Misty Upham, 32, was a member of the Blackfeet Tribe and an actor. She was most known for her roles in “August: Osage County,” “Django Unchained,” and “Frozen River,” which received multiple Academy Award nominations. Upham herself won best supporting actress at the American Indian Film Festival. 

Upham went missing from the Muckleshoot Reservation on Oct. 5, 2014. Family and Muckleshoot tribal members found her body near the reservation on Oct. 16. Police labeled her death a suicide, but her family disagrees with their findings. 

The BBC reported that Upham, who grew up in Montana, described herself as “painfully shy.” Despite that, friends and family say she was outspoken against mistreatment of Native Americans in the film industry and a passionate animal rights advocate.  

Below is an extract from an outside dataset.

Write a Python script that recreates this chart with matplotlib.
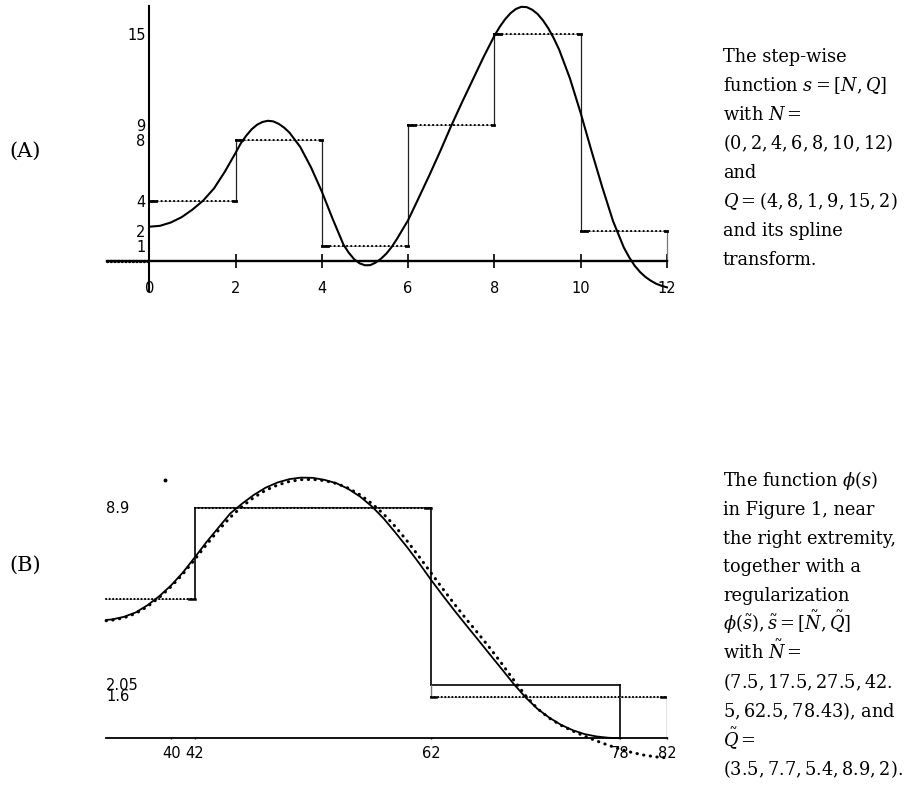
import matplotlib
matplotlib.use('Agg')
import matplotlib.pyplot as plt
import numpy as np

plt.rcParams['mathtext.fontset'] = 'dejavuserif'

# ---------------- data : panel (A) ----------------
N = [0, 2, 4, 6, 8, 10, 12]
Q = [4, 8, 1, 9, 15, 2]
xticks_a = [0, 2, 4, 6, 8, 10, 12]
yticks_a = [1, 2, 4, 8, 9, 15]

# spline transform
spline_x = [0, 0.25, 0.5, 0.75, 1, 1.25, 1.5, 1.75, 2, 2.125,
            2.25, 2.375, 2.5, 2.625, 2.75, 2.875, 3, 3.125, 3.25,
            3.5, 3.75, 4, 4.25,
            4.5, 4.625, 4.75, 4.875, 5, 5.125, 5.25, 5.375, 5.5, 5.625, 5.75,
            6, 6.25, 6.5, 6.75, 7, 7.25, 7.5, 7.75,
            8, 8.125, 8.25, 8.375, 8.5, 8.625, 8.75, 8.875, 9, 9.125, 9.25, 9.375, 9.5,
            9.75, 10, 10.25, 10.5, 10.75,
            11, 11.125, 11.25, 11.375, 11.5, 11.625, 11.75, 11.875, 12]
spline_y = [2.27, 2.33, 2.55, 2.9, 3.4, 4.0, 4.8, 5.9, 7.15, 7.8,
            8.3, 8.72, 9.02, 9.2, 9.28, 9.24, 9.08, 8.83, 8.5,
            7.55, 6.2, 4.6, 2.8,
            1.1, 0.55, 0.12, -0.15, -0.28, -0.27, -0.1, 0.16, 0.5, 0.95, 1.5,
            2.7, 4.2, 5.72, 7.3, 8.95, 10.5, 12.0, 13.5,
            14.9, 15.5, 16.0, 16.4, 16.68, 16.82, 16.8, 16.63, 16.35, 15.93, 15.4, 14.75, 14.0,
            12.1, 9.8, 7.3, 4.9, 2.65,
            0.9, 0.25, -0.3, -0.72, -1.05, -1.3, -1.5, -1.64, -1.74]

# ---------------- data : panel (B) ----------------
sol_N = [34.5, 42, 62, 78]
sol_Q = [5.4, 8.9, 2.05]
reg_N = [34.5, 42, 62, 82]
reg_Q = [5.4, 8.9, 1.6]
xticks_b = [40, 42, 62, 78, 82]
ylabels_b = [8.9, 2.05, 1.6]
stray_pt = (39.5, 10.0)

phi_x = [34.5, 35, 36, 37, 38, 39, 40, 41, 42, 43, 44, 45, 46, 47, 48, 49, 50,
         51, 52, 53, 54, 55, 56, 57, 58, 59, 60, 61, 62, 63, 64, 65, 66, 67,
         68, 69, 70, 71, 72, 73, 74, 75, 76, 77, 78]
phi_y = [4.58, 4.6, 4.7, 4.87, 5.15, 5.5, 5.92, 6.42, 7.0, 7.6, 8.15, 8.7, 9.08,
         9.42, 9.7, 9.9, 10.03, 10.09, 10.08, 10.0, 9.87, 9.65, 9.35, 8.97, 8.5,
         7.95, 7.38, 6.77, 6.13, 5.52, 4.93, 4.36, 3.8, 3.23, 2.67, 2.1, 1.58,
         1.14, 0.8, 0.52, 0.31, 0.16, 0.07, 0.02, 0.0]

reg_x = [34.5, 35, 36, 37, 38, 39, 40, 41, 42, 43, 44, 45, 46, 47, 48, 49, 50,
         51, 52, 53, 54, 55, 56, 57, 58, 59, 60, 61, 62, 63, 64, 65, 66, 67,
         68, 69, 70, 71, 72, 73, 74, 75, 76, 77, 78, 79, 80, 81, 82]
reg_y = [4.55, 4.57, 4.66, 4.83, 5.1, 5.45, 5.87, 6.36, 6.92, 7.5, 8.05, 8.55, 8.97,
         9.32, 9.6, 9.8, 9.94, 10.01, 10.02, 9.97, 9.86, 9.68, 9.42, 9.08, 8.67,
         8.18, 7.62, 7.02, 6.4, 5.78, 5.18, 4.6, 4.05, 3.48, 2.88, 2.25, 1.65,
         1.15, 0.78, 0.5, 0.28, 0.08, -0.1, -0.27, -0.42, -0.55, -0.65, -0.72, -0.76]

caption_a = ['The step-wise',
             r'function $s=[N,Q]$',
             r'with $N=$',
             r'$(0,2,4,6,8,10,12)$',
             'and',
             r'$Q=(4,8,1,9,15,2)$',
             'and its spline',
             'transform.']
caption_b = [r'The function $\phi(s)$',
             'in Figure 1, near',
             'the right extremity,',
             'together with a',
             'regularization',
             r'$\phi(\tilde{s}),\tilde{s}=[\tilde{N},\tilde{Q}]$',
             r'with $\tilde{N}=$',
             r'$(7.5,17.5,27.5,42.$',
             r'$5,62.5,78.43)$, and',
             r'$\tilde{Q}=$',
             r'$(3.5,7.7,5.4,8.9,2)$.']


def dots(ax, x, y, lw=1.5, gap=1.9):
    ax.plot(x, y, color='black', lw=lw, linestyle=(0, (0.1, gap)),
            dash_capstyle='round', clip_on=False, zorder=3)


fig = plt.figure(figsize=(9.08, 7.86), dpi=100)

# ---------------- panel (A) ----------------
ax1 = fig.add_axes([0.1178, 0.6304, 0.6167, 0.3615])
ax1.set_xlim(-0.98, 12)
ax1.set_ylim(-1.95, 16.85)
for s in ['top', 'right']:
    ax1.spines[s].set_visible(False)
ax1.spines['left'].set_position(('data', 0))
ax1.spines['bottom'].set_position(('data', 0))
ax1.spines['left'].set_linewidth(1.5)
ax1.spines['bottom'].set_linewidth(1.7)
ax1.set_xticks(xticks_a)
ax1.set_xticklabels([str(v) for v in xticks_a])
ax1.set_yticks(yticks_a)
ax1.set_yticklabels([str(v) for v in yticks_a])
ax1.tick_params(axis='x', direction='inout', length=10, width=1.2, pad=9.2,
                labelsize=10.5)
ax1.tick_params(axis='y', length=0, pad=2.6, labelsize=10.5)

# step function: verticals thin, horizontals dotted
for i in range(1, len(Q)):
    ax1.plot([N[i], N[i]], [Q[i - 1], Q[i]], color='#222222', lw=0.9)
ax1.plot([N[-1], N[-1]], [0, Q[-1]], color='#777777', lw=0.9, clip_on=False)
for i in range(len(Q)):
    ax1.plot([N[i], N[i + 1]], [Q[i], Q[i]], color='#888888', lw=0.5)
    dots(ax1, [N[i], N[i + 1]], [Q[i], Q[i]])
    ax1.plot([N[i], N[i] + 0.15], [Q[i], Q[i]], color='black', lw=2.0)
    ax1.plot([N[i + 1] - 0.05, N[i + 1]], [Q[i], Q[i]], color='black', lw=2.0,
             clip_on=False)
dots(ax1, [-0.98, N[0]], [0, 0], lw=2.4, gap=1.0)

ax1.plot(spline_x, spline_y, color='black', lw=1.5, clip_on=False, zorder=4)

# ---------------- panel (B) ----------------
ax2 = fig.add_axes([0.1169, 0.02786, 0.6181, 0.378])
ax2.set_xlim(34.5, 82)
ax2.set_ylim(-1.0, 10.5)
for s in ['top', 'right', 'left']:
    ax2.spines[s].set_visible(False)
ax2.spines['bottom'].set_position(('data', 0))
ax2.spines['bottom'].set_linewidth(1.3)
ax2.set_yticks([])
ax2.set_xticks(xticks_b)
ax2.set_xticklabels([str(v) for v in xticks_b])
ax2.tick_params(axis='x', direction='inout', length=2, width=1.0, pad=4.7,
                labelsize=10.5)
for v in ylabels_b:
    ax2.text(34.5, v, str(v), ha='left', va='center', fontsize=10.5)

# first step function (solid)
for i in range(1, len(sol_Q)):
    ax2.plot([sol_N[i], sol_N[i + 1]], [sol_Q[i], sol_Q[i]], color='black', lw=1.2)
for i in range(1, len(sol_Q)):
    ax2.plot([sol_N[i], sol_N[i]], [sol_Q[i - 1], sol_Q[i]], color='black', lw=1.2)
ax2.plot([sol_N[-1], sol_N[-1]], [sol_Q[-1], 0], color='black', lw=1.2)

# regularized step function (dotted)
ax2.plot([reg_N[2], reg_N[2]], [sol_Q[-1], reg_Q[2]], color='#777777', lw=1.0)
ax2.plot([reg_N[-1], reg_N[-1]], [reg_Q[-1], 0], color='#777777', lw=1.0)
for i in range(len(reg_Q)):
    ax2.plot([reg_N[i], reg_N[i + 1]], [reg_Q[i], reg_Q[i]], color='#999999', lw=0.5)
    dots(ax2, [reg_N[i], reg_N[i + 1]], [reg_Q[i], reg_Q[i]], lw=1.5, gap=1.6)
    ax2.plot([reg_N[i + 1] - 0.5, reg_N[i + 1]], [reg_Q[i], reg_Q[i]],
             color='black', lw=1.8)
ax2.plot([reg_N[2], reg_N[2] + 0.4], [reg_Q[2], reg_Q[2]], color='black', lw=1.8)

# phi(s) and phi(s~)
ax2.plot(phi_x, phi_y, color='black', lw=1.3, clip_on=False, zorder=4)
dots(ax2, reg_x, reg_y, lw=2.2, gap=2.1)
ax2.plot([stray_pt[0]], [stray_pt[1]], 'o', color='black', ms=1.8)

# ---------------- labels and captions ----------------
fig.text(25.5 / 908, 1 - 151.7 / 786, '(A)', family='DejaVu Serif', fontsize=15,
         ha='center', va='center')
fig.text(25.5 / 908, 1 - 565 / 786, '(B)', family='DejaVu Serif', fontsize=15,
         ha='center', va='center')
for i, line in enumerate(caption_a):
    fig.text(723 / 908, 1 - (62.3 + 28.9 * i) / 786, line, family='DejaVu Serif',
             fontsize=12.8, ha='left', va='baseline')
for i, line in enumerate(caption_b):
    fig.text(723 / 908, 1 - (485.7 + 28.9 * i) / 786, line, family='DejaVu Serif',
             fontsize=12.8, ha='left', va='baseline')

fig.savefig('out.png', dpi=100)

After her death, animal rights organization PETA released a statement saying “The world will be a colder place without Misty’s warm heart, and she will be sorely missed at PETA. She was extremely kind and cared deeply about animals; constantly calling for protection for the bears suffering in roadside zoos on tribal land, a call we will carry forward in her honour.” 

Progress 

The MMIW movement has seen recent progress, both locally and nationwide. Seattle City Council passed resolution 31900, calling for the City of Seattle to create systems to protect women from indigenous communities from violence. The Savanna’s Act followed in 2020, requiring the Department of Justice to revise and develop policies to deal with missing and murdered Indigenous persons cases, and in 2021, Secretary of the Interior Deb Haaland of the Laguna Pueblo Tribe announced the formation of Missing and Murdered unit. Washington State House Bill 1725 became law in June of this year, enacting the nation’s first statewide alert system for missing Indigenous people.  

Fish believes that progress is evidence that the platform she started building at that 2019 state championship (where she placed first in 800, 1600, 3200 meter finals) works. She transferred to the University of Washington in 2021, where she continues to run with the handprint on her face.  

“Running with the paint changed my life…it changed running for me forever.”